Mormons tell the story of the grievous denial of civil rights to their white ancestors in the early days of The Church of Jesus Christ of Latter-day Saints: They were driven from their homes, some were murdered at Haun's Mill, their prophet was slain, and they were forced to leave the United States to practice their religion freely. Most see these as moral issues, just as most saw defeating the Equal Rights Amendment in the 1970s as a moral issue and put the full force of the church into social action as a result.

But most Mormons did not see civil rights for black people as a moral issue and most seem blind to the disconnect of lamenting as immoral the loss of the early Mormons' civil rights and failing to see the denial of civil rights to blacks as the same moral issue.

Most Mormons failed to act - collectively and individually - to end slavery and discrimination (Brigham Young and a few other Utahns owned slaves) and to ensure civil rights for all human beings. Most assumed that since the LDS Church did not allow black men of African descent to hold its priesthood, they were not required to act as moral agents in behalf of those who were denied the civil rights that they assumed as their birthright.

I am inspired by the relatively few Mormons who actively participated in the civil rights movement or who advocated within the church for an end to racism. A few of my relatives spoke for civil rights and against the priesthood ban. They helped awaken me to my responsibility as a human being and as a Christian and guided me toward activism, as did my parents on other civic issues that are also moral issues.

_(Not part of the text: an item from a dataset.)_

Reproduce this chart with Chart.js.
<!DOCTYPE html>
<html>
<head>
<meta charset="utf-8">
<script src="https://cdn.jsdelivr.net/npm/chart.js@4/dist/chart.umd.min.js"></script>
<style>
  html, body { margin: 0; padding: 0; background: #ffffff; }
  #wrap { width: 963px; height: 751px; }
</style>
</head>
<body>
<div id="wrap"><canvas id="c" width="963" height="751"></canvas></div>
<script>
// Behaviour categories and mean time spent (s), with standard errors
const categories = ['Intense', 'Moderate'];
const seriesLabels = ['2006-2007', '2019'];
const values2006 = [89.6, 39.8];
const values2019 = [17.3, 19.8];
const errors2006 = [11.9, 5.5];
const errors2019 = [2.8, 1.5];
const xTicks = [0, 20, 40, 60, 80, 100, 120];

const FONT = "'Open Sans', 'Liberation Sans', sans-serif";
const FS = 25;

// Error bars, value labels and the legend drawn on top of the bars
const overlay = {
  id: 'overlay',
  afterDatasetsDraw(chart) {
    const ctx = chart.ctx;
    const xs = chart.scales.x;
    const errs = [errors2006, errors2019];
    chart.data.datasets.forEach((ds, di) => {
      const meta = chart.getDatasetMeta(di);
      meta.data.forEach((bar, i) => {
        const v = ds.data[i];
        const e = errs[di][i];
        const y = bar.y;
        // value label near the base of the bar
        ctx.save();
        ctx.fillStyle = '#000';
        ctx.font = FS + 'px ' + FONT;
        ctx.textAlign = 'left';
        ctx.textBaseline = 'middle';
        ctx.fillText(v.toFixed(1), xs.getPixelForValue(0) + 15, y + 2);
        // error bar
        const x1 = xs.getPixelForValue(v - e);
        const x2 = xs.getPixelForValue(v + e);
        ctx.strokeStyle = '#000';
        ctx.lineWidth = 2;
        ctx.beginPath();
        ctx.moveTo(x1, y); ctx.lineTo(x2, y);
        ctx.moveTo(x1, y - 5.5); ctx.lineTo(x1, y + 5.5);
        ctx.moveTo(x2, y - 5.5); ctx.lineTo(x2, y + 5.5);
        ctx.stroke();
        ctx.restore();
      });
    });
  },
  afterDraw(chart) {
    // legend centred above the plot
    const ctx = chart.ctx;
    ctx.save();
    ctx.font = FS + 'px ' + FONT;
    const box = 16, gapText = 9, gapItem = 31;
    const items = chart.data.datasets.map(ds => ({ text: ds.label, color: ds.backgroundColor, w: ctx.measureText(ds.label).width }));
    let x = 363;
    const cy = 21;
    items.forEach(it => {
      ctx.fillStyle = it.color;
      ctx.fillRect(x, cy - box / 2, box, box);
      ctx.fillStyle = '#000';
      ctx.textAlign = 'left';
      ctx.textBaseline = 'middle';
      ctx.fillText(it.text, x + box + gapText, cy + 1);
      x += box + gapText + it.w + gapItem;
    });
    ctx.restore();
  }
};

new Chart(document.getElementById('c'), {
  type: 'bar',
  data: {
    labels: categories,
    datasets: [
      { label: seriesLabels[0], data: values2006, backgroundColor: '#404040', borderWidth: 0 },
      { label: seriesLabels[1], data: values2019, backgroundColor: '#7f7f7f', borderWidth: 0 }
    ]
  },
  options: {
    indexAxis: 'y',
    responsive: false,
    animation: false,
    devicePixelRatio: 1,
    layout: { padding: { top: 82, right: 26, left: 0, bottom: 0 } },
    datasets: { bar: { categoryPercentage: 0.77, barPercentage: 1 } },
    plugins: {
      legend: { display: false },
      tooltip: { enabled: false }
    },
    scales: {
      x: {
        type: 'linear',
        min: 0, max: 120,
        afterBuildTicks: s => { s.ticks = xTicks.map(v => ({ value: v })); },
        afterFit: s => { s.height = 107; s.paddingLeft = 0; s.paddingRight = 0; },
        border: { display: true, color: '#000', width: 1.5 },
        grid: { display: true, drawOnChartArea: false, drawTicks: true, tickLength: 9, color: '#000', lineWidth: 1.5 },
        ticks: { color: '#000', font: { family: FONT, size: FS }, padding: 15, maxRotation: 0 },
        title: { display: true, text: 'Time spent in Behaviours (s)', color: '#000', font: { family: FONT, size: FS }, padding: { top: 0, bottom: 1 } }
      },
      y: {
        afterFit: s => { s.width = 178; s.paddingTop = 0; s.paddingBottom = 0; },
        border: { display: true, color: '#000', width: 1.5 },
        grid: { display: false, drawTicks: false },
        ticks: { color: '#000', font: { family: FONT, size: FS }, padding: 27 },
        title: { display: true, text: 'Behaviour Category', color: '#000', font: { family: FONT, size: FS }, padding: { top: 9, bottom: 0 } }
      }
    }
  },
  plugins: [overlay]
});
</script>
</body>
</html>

I think I understand many of the sociological forces that created the racism within the LDS Church. I admire the black Mormons who endured because of their personal faith. But I worry about young Mormons who have no knowledge of this history, or of the Mountain Meadows Massacre, and of the moral implications these realities hold about the responsibilities of moral agency.

Neither of these histories was taught in LDS seminary or anywhere else in church when I was a young Mormon growing up in the 1950s and '60s. However, my parents taught me about the Mountain Meadows Massacre and supported me as I struggled with the moral contradictions of racism within my faith. (They and most of my family also support me now as I attend Quaker meetings.)

When asked during a radio interview why he wrote Joseph Smith: Rough Stone Rolling, historian and Mormon Richard K. Bushman responded that he did so in part to tell the truth about Smith and to protect young Mormons with that truth. Juanita Brooks was similarly motivated when she wrote The Mountain Meadows Massacre, and Darius Gray and Margaret Blair Young seem to be similarly motivated in creating "Nobody Knows: The Untold Story of Black Mormons."

Regardless of religion, or lack of it, we should all, particularly the most influential teachers - parents and leaders - follow their lead and that of others who have acted to end cultural, political and religious bigotry. We should speak truth and we should act on the responsibilities of individual moral agency to protect and help all human beings.

* MELODEE LAMBERT is an associate professor of business communication at Salt Lake Community College, where she has taught for 23 years.